AIM OF THE EXERCISE: An exact copy of all the data is required, with pictures left out.

── RECORDED DATA

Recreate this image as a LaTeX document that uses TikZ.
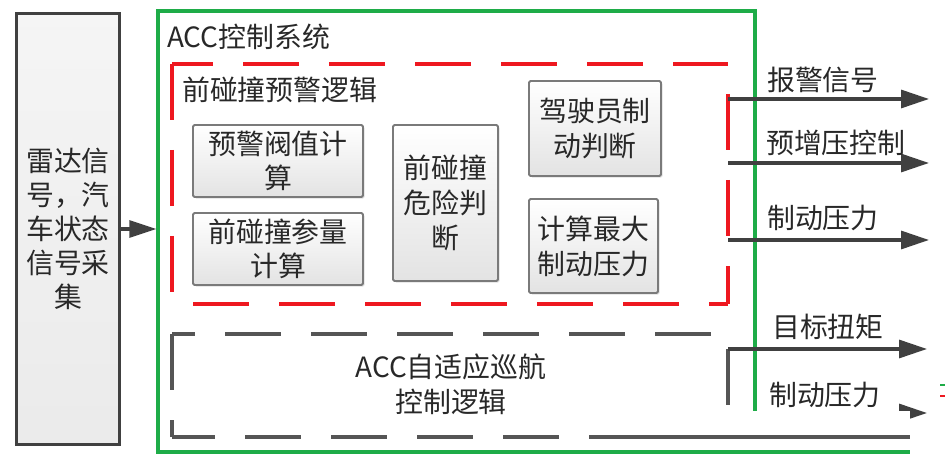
\documentclass[tikz,border=0pt]{standalone}
\usepackage{fontspec}
\setmainfont{Noto Sans CJK SC}
\usetikzlibrary{arrows.meta,shadows}
\definecolor{accgreen}{RGB}{30,172,72}
\definecolor{accred}{RGB}{238,24,32}
\definecolor{dashgray}{RGB}{85,85,85}
\definecolor{arrgray}{RGB}{64,64,64}
\definecolor{txtc}{RGB}{40,40,40}
\begin{document}
\begin{tikzpicture}[x=1bp,y=-1bp,
  txt/.style={font=\fontsize{28}{34}\selectfont, text=txtc, inner sep=0pt},
  lbl/.style={txt, anchor=west},
  gbox/.style={draw=black!52, line width=1.8bp, rounded corners=1.5bp,
    top color=white, bottom color=black!11, align=center, inner sep=0pt, txt,
    drop shadow={opacity=0.25, shadow xshift=1.6bp, shadow yshift=-1.6bp}},
  srcbox/.style={draw=arrgray, line width=3bp, top color=black!4, bottom color=black!8,
    align=center, inner sep=0pt, txt,
    drop shadow={opacity=0.25, shadow xshift=1.6bp, shadow yshift=-1.6bp}},
  grn/.style={draw=accgreen, line width=3.3bp},
  reddash/.style={draw=accred, line width=3.4bp, dash pattern=on 56bp off 30bp},
  graydash/.style={draw=dashgray, line width=3.4bp, dash pattern=on 56bp off 30bp},
  arr/.style={draw=arrgray, line width=3.2bp, -{Triangle[length=28bp,width=18bp]}}
]
\useasboundingbox (0,0) rectangle (945,467);

% source box
\node[srcbox, minimum width=102bp, minimum height=430bp] (src) at (68,229)
  {雷达信\\号，汽\\车状态\\信号采\\集};

% ACC system (green)
\node[grn, minimum width=597bp, minimum height=441bp, inner sep=0pt] (acc) at (456.5,231.5) {};
\node[lbl] (acct) at (167,37) {ACC控制系统};

% red dashed box (forward collision warning logic)
\coordinate (rTL) at (172,64);
\coordinate (rTR) at (728,64);
\coordinate (rBL) at (172,304);
\coordinate (rBR) at (728,304);
\draw[reddash, dash phase=15bp] (rTL) -- (rTR);
\draw[reddash, dash phase=56bp] (rTR) -- (rBR);
\draw[reddash, dash phase=65bp] (rBL) -- (rBR);
\draw[reddash, dash phase=0bp] (rTL) -- (rBL);
\node[lbl] (fcw) at (182,90) {前碰撞预警逻辑};

% gray dashed box (ACC logic)
\coordinate (gTL) at (172,334);
\coordinate (gTR) at (728,334);
\coordinate (gBL) at (172,437);
\coordinate (gBR) at (728,437);
\draw[graydash, dash phase=33bp] (gTL) -- (gTR);
\draw[graydash, dash phase=71bp] (gTR) -- (gBR);
\draw[graydash, dash phase=13bp] (gBL) -- (gBR);
\draw[graydash, dash phase=0bp] (gTL) -- (gBL);
\node[txt, align=center, font=\fontsize{28}{35}\selectfont] (accl) at (451,384.5) {ACC自适应巡航\\控制逻辑};

% inner boxes
\node[gbox, minimum width=170bp, minimum height=72bp] (b1) at (278,161) {预警阀值计\\算};
\node[gbox, minimum width=170bp, minimum height=72bp] (b2) at (278,249) {前碰撞参量\\计算};
\node[gbox, minimum width=105bp, minimum height=156bp, font=\fontsize{28}{35}\selectfont] (b3) at (445.5,203) {前碰撞\\危险判\\断};
\node[gbox, minimum width=132bp, minimum height=95bp, font=\fontsize{28}{35}\selectfont] (b4) at (595,128.5) {驾驶员制\\动判断};
\node[gbox, minimum width=129bp, minimum height=94bp, font=\fontsize{28}{35}\selectfont] (b5) at (593.5,246) {计算最大\\制动压力};

% input arrow
\draw[arr, -{Triangle[length=27bp,width=17bp]}] (src.east) -- (src.east -| acc.west);

% output arrows
\coordinate (o1) at (728,99);   \coordinate (t1) at (929,99);
\coordinate (o2) at (728,163);  \coordinate (t2) at (929,163);
\coordinate (o3) at (728,240);  \coordinate (t3) at (929,240);
\coordinate (o4) at (728,349);  \coordinate (t4) at (927,349);
\coordinate (o5) at (728,413);  \coordinate (t5) at (927,413);
\draw[arr] (o1) -- (t1);
\draw[arr] (o2) -- (t2);
\draw[arr] (o3) -- (t3);
\draw[arr] (o4) -- (t4);
\draw[arr] (o5) -- (t5);
\node[lbl] (l1) at (767,80) {报警信号};
\node[lbl] (l2) at (766,143) {预增压控制};
\node[lbl] (l3) at (767,218) {制动压力};
\node[lbl] (l4) at (772,327) {目标扭矩};
\node[lbl] (l5) at (769,395) {制动压力};

% pasted white patch at lower right
\fill[white] (630,411) rectangle (910,467);
\draw[draw=dashgray, line width=3.4bp] (620,437) -- (910,437);
\draw[grn] (620,452) -- (910,452);
\draw[draw=accgreen, line width=2bp] (940,385) -- (945,385);
\draw[draw=accred, line width=2bp] (940,396) -- (945,396);
\end{tikzpicture}
\end{document}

────

FINISHED TASK:
Recreate this image as a LaTeX document that uses TikZ.
\documentclass[tikz,border=0pt]{standalone}
\usepackage{fontspec}
\setmainfont{Noto Sans CJK SC}
\usetikzlibrary{arrows.meta,shadows}
\definecolor{accgreen}{RGB}{30,172,72}
\definecolor{accred}{RGB}{238,24,32}
\definecolor{dashgray}{RGB}{85,85,85}
\definecolor{arrgray}{RGB}{64,64,64}
\definecolor{txtc}{RGB}{40,40,40}
\begin{document}
\begin{tikzpicture}[x=1bp,y=-1bp,
  txt/.style={font=\fontsize{28}{34}\selectfont, text=txtc, inner sep=0pt},
  lbl/.style={txt, anchor=west},
  gbox/.style={draw=black!52, line width=1.8bp, rounded corners=1.5bp,
    top color=white, bottom color=black!11, align=center, inner sep=0pt, txt,
    drop shadow={opacity=0.25, shadow xshift=1.6bp, shadow yshift=-1.6bp}},
  srcbox/.style={draw=arrgray, line width=3bp, top color=black!4, bottom color=black!8,
    align=center, inner sep=0pt, txt,
    drop shadow={opacity=0.25, shadow xshift=1.6bp, shadow yshift=-1.6bp}},
  grn/.style={draw=accgreen, line width=3.3bp},
  reddash/.style={draw=accred, line width=3.4bp, dash pattern=on 56bp off 30bp},
  graydash/.style={draw=dashgray, line width=3.4bp, dash pattern=on 56bp off 30bp},
  arr/.style={draw=arrgray, line width=3.2bp, -{Triangle[length=28bp,width=18bp]}}
]
\useasboundingbox (0,0) rectangle (945,467);

% source box
\node[srcbox, minimum width=102bp, minimum height=430bp] (src) at (68,229)
  {雷达信\\号，汽\\车状态\\信号采\\集};

% ACC system (green)
\node[grn, minimum width=597bp, minimum height=441bp, inner sep=0pt] (acc) at (456.5,231.5) {};
\node[lbl] (acct) at (167,37) {ACC控制系统};

% red dashed box (forward collision warning logic)
\coordinate (rTL) at (172,64);
\coordinate (rTR) at (728,64);
\coordinate (rBL) at (172,304);
\coordinate (rBR) at (728,304);
\draw[reddash, dash phase=15bp] (rTL) -- (rTR);
\draw[reddash, dash phase=56bp] (rTR) -- (rBR);
\draw[reddash, dash phase=65bp] (rBL) -- (rBR);
\draw[reddash, dash phase=0bp] (rTL) -- (rBL);
\node[lbl] (fcw) at (182,90) {前碰撞预警逻辑};

% gray dashed box (ACC logic)
\coordinate (gTL) at (172,334);
\coordinate (gTR) at (728,334);
\coordinate (gBL) at (172,437);
\coordinate (gBR) at (728,437);
\draw[graydash, dash phase=33bp] (gTL) -- (gTR);
\draw[graydash, dash phase=71bp] (gTR) -- (gBR);
\draw[graydash, dash phase=13bp] (gBL) -- (gBR);
\draw[graydash, dash phase=0bp] (gTL) -- (gBL);
\node[txt, align=center, font=\fontsize{28}{35}\selectfont] (accl) at (451,384.5) {ACC自适应巡航\\控制逻辑};

% inner boxes
\node[gbox, minimum width=170bp, minimum height=72bp] (b1) at (278,161) {预警阀值计\\算};
\node[gbox, minimum width=170bp, minimum height=72bp] (b2) at (278,249) {前碰撞参量\\计算};
\node[gbox, minimum width=105bp, minimum height=156bp, font=\fontsize{28}{35}\selectfont] (b3) at (445.5,203) {前碰撞\\危险判\\断};
\node[gbox, minimum width=132bp, minimum height=95bp, font=\fontsize{28}{35}\selectfont] (b4) at (595,128.5) {驾驶员制\\动判断};
\node[gbox, minimum width=129bp, minimum height=94bp, font=\fontsize{28}{35}\selectfont] (b5) at (593.5,246) {计算最大\\制动压力};

% input arrow
\draw[arr, -{Triangle[length=27bp,width=17bp]}] (src.east) -- (src.east -| acc.west);

% output arrows
\coordinate (o1) at (728,99);   \coordinate (t1) at (929,99);
\coordinate (o2) at (728,163);  \coordinate (t2) at (929,163);
\coordinate (o3) at (728,240);  \coordinate (t3) at (929,240);
\coordinate (o4) at (728,349);  \coordinate (t4) at (927,349);
\coordinate (o5) at (728,413);  \coordinate (t5) at (927,413);
\draw[arr] (o1) -- (t1);
\draw[arr] (o2) -- (t2);
\draw[arr] (o3) -- (t3);
\draw[arr] (o4) -- (t4);
\draw[arr] (o5) -- (t5);
\node[lbl] (l1) at (767,80) {报警信号};
\node[lbl] (l2) at (766,143) {预增压控制};
\node[lbl] (l3) at (767,218) {制动压力};
\node[lbl] (l4) at (772,327) {目标扭矩};
\node[lbl] (l5) at (769,395) {制动压力};

% pasted white patch at lower right
\fill[white] (630,411) rectangle (910,467);
\draw[draw=dashgray, line width=3.4bp] (620,437) -- (910,437);
\draw[grn] (620,452) -- (910,452);
\draw[draw=accgreen, line width=2bp] (940,385) -- (945,385);
\draw[draw=accred, line width=2bp] (940,396) -- (945,396);
\end{tikzpicture}
\end{document}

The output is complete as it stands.